The World From Berlin: Irate Over Iran
Damien McGuinness, Deutsche Welle:
The issue of Iran's nuclear activities has now been passed on to the United Nations Security Council. But will that ease or exacerbate the crisis? German commentators are divided. READ MORE
If there is one thing that all nations are agreed on -- when it comes to Iran -- it is that "everybody wants to avoid another Iraq," as the incoming UN deputy secretary general, Mark Malloch Brown put it. But it is much more difficult to reach a consensus on how to avoid that. Measures, action, consequences -- when it comes to possible strategies, there is a lot of vagueness flying round. Most of these terms are simply synonyms for sanctions, rather than military action. But do even economic or political sanctions look like a realistic solution?
Russia and China, are currently likely to veto any Security Council decision to impose sanctions due to their energy interests with Iran. Russia is building a nuclear power reactor for Iran, while China has agreements to buy oil from Iran, and intends to develop one of its oil fields. The United States, on the other hand, already bans pretty much all trade with Iran, making any official American sanctions effectively toothless anyway. After International Atomic Energy Agency (IAEA) chief Mohamed ElBaradei slammed Iran in a report that cited the country's lack of cooperation, he also made a point of saying the matter should not be allowed to escalate out of control: "I think we need people to lower the rhetoric ... everybody will benefit from a political settlement of the Iranian issue and it would be a positive implication on an already volatile area." Is this likely? Today's papers in Germany are not so sure.

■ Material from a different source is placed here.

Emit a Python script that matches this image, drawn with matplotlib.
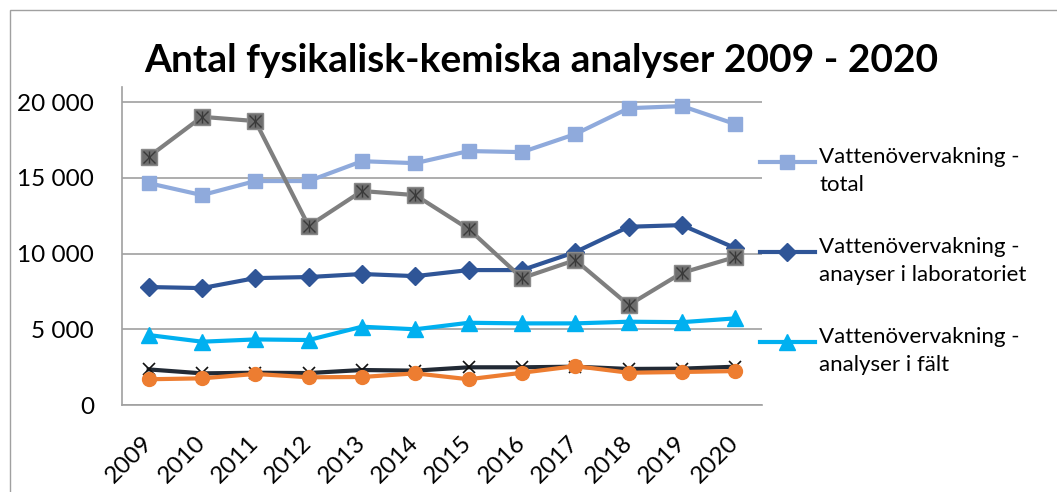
import matplotlib.pyplot as plt
import matplotlib.patches as mpatches
from matplotlib.lines import Line2D
from matplotlib.ticker import FuncFormatter

plt.rcParams['font.family'] = ['Lato', 'DejaVu Sans']

years = ['2009', '2010', '2011', '2012', '2013', '2014',
         '2015', '2016', '2017', '2018', '2019', '2020']

total = [14650, 13860, 14790, 14790, 16100, 15970,
         16770, 16700, 17890, 19600, 19740, 18550]
laboratoriet = [7790, 7720, 8380, 8450, 8650, 8510,
                8910, 8910, 10100, 11770, 11880, 10360]
falt = [4620, 4180, 4330, 4290, 5170, 5000,
        5430, 5390, 5390, 5500, 5470, 5720]
grå_serie = [16390, 19030, 18750, 11820, 14130, 13860,
             11620, 8380, 9570, 6600, 8730, 9770]
svart_serie = [2350, 2090, 2130, 2110, 2310, 2270,
               2490, 2490, 2530, 2380, 2400, 2530]
orange_serie = [1700, 1760, 2050, 1830, 1850, 2090,
                1700, 2130, 2570, 2130, 2180, 2240]

labels = ['Vattenövervakning -\ntotal',
          'Vattenövervakning -\nanayser i laboratoriet',
          'Vattenövervakning -\nanalyser i fält']

W, H = 1057, 492
fig = plt.figure(figsize=(W / 100, H / 100), dpi=100)
ax = fig.add_axes([122 / W, 1 - 405 / H, 640 / W, 318 / H])

x = list(range(len(years)))

# stilar för serierna som finns i förklaringen
stil = [
    dict(color='#8FAADC', lw=3, marker='s', ms=10),
    dict(color='#2F5597', lw=3, marker='D', ms=9),
    dict(color='#00B0F0', lw=3, marker='^', ms=11),
]

ax.plot(x, total, **stil[0])
ax.plot(x, laboratoriet, **stil[1])
ax.plot(x, falt, **stil[2])
ax.plot(x, grå_serie, color='#7F7F7F', lw=3, marker='s', ms=11,
        markerfacecolor='#6E6E6E', markeredgecolor='#8A8A8A')
ax.plot(x, grå_serie, ls='none', marker='x', ms=9, mew=1, color='#3A3A3A')
ax.plot(x, grå_serie, ls='none', marker='|', ms=9, mew=1, color='#3A3A3A')
ax.plot(x, svart_serie, color='#222A35', lw=3, marker='x', ms=9, mew=1.2,
        markeredgecolor='#111111')
ax.plot(x, orange_serie, color='#ED7D31', lw=3, marker='o', ms=10)

ax.set_xlim(-0.5, len(years) - 0.5)
ax.set_ylim(0, 21000)
ax.set_yticks([0, 5000, 10000, 15000, 20000])
ax.yaxis.set_major_formatter(FuncFormatter(lambda v, p: f'{int(v):,}'.replace(',', ' ')))
ax.set_xticks(x)
ax.set_xticklabels(years, rotation=45, ha='right', va='center', rotation_mode='anchor')
ax.tick_params(axis='both', length=0, labelsize=17.5)
ax.tick_params(axis='y', pad=20)
ax.tick_params(axis='x', pad=25)

ax.grid(axis='y', color='#A0A0A0', lw=1.2)
ax.set_axisbelow(True)
for s in ['top', 'right']:
    ax.spines[s].set_visible(False)
for s in ['left', 'bottom']:
    ax.spines[s].set_color('#A0A0A0')
    ax.spines[s].set_linewidth(1.2)

# förklaring, symbolen i höjd med första textraden
for i, (lbl, st) in enumerate(zip(labels, stil)):
    yl = 1 - (162 + i * 90) / H
    fig.add_artist(Line2D([760 / W, 787 / W, 815 / W], [yl, yl, yl],
                          transform=fig.transFigure, markevery=[1], **st))
    fig.text(819 / W, yl + 15 / H, lbl, ha='left', va='top', fontsize=16,
             linespacing=1.5)

fig.text(0.512, 1 - 60 / H, 'Antal fysikalisk-kemiska analyser 2009 - 2020',
         ha='center', va='center', fontsize=28, fontweight='bold')

fig.add_artist(mpatches.Rectangle((10 / W, -0.1), 1.2, 1.1 - 10 / H,
                                  transform=fig.transFigure, fill=False,
                                  edgecolor='#A0A0A0', lw=1))

fig.savefig('out.png', dpi=100)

The Berlin-based daily Der Tagesspiegel sees in the current Iran crisis unfortunate similarities with the run-up to the Iraq war. "US Vice President Dick Cheney is once again threatening 'serious consequences.' More drastic still are the words of the American UN ambassador John Bolton, who said that the US would use every means possible to prevent an Iranian atomic program." The only thing missing, the paper ironically adds, is a dramatic performance by Secretary of State Condoleezza Rice to the UN Security Council, in which satellite pictures prove that the Mullahs are on the verge of building the bomb. "The bellicose rhetoric sounds all too familiar to be believed," writes the commentator bitterly. "We are now suffering the consequences for how, before the Iraq war, the truth was shamelessly manipulated." The paper believes that the as a result of this "illegal war," developments in Iran and Iraq have become more closely linked than ever. The commentator also believes, perhaps somewhat overdramatically, that a civil war in Iraq depends entirely on a click of the fingers from Iran's President Mahmoud Ahmadinejad. Because the US and Britain have lost credibility in Iraq, the solution, according to the paper, is for Berlin and Paris to play a more important role in talks with Iran. "Washington would do well to stay in the background."
But for the conservative Die Welt, this lack of unity against Iran is exactly the problem. "So far the Iranians have failed to outmaneuver the UN Security Council or separate the Europeans from the Americans," writes the commentator. "The world's powers are united in their wish to prevent Iran from getting the bomb, however, not in how they view US domination of the Gulf." The paper also believes that the Iranian crisis is a result of the war in Iraq, and is adamant that achieving stability in this region is the biggest challenge the world faces. "The idea that Iran's nuclear capacity could really be neutral is nothing more than self-delusion and appeasement." The paper concludes by saying that "the only thing that stands between the Europeans and nuclear blackmail is the United States."
Not afraid to bring a bit of emotion into the debate, the populist tabloid Bild rather predictably ups the fear stakes, by featuring a picture of a manic Ahmadinejad looking decidedly unhinged, like some sort of comedy dictator, under the headline "Iran threatens the US with terror." Just in case the picture and headline weren't enough the paper dubs Iran's president "The madman from Teheran."
The center-left Süddeutsche Zeitung rather more soberly writes that it would be a good thing for the UN Security Council to step in, saying it is high time. The paper concedes there are risks involved if the Council get involved, mainly that the Europeans and Americans, who favor a harder line, will probably clash with the more reticent Russians and Chinese over sanctions. "In the last few days Russia has come up with new suggestions for compromise which the West views as out of the question." The paper believes that the Security Council finds itself faced with two tasks. "Tehran must be carefully, but decisively, brought to its senses," concludes the commentator. "At the same time the Council must ensure that it avoids becoming as divided as it did over Iraq. No wonder some diplomats are already feeling queasy."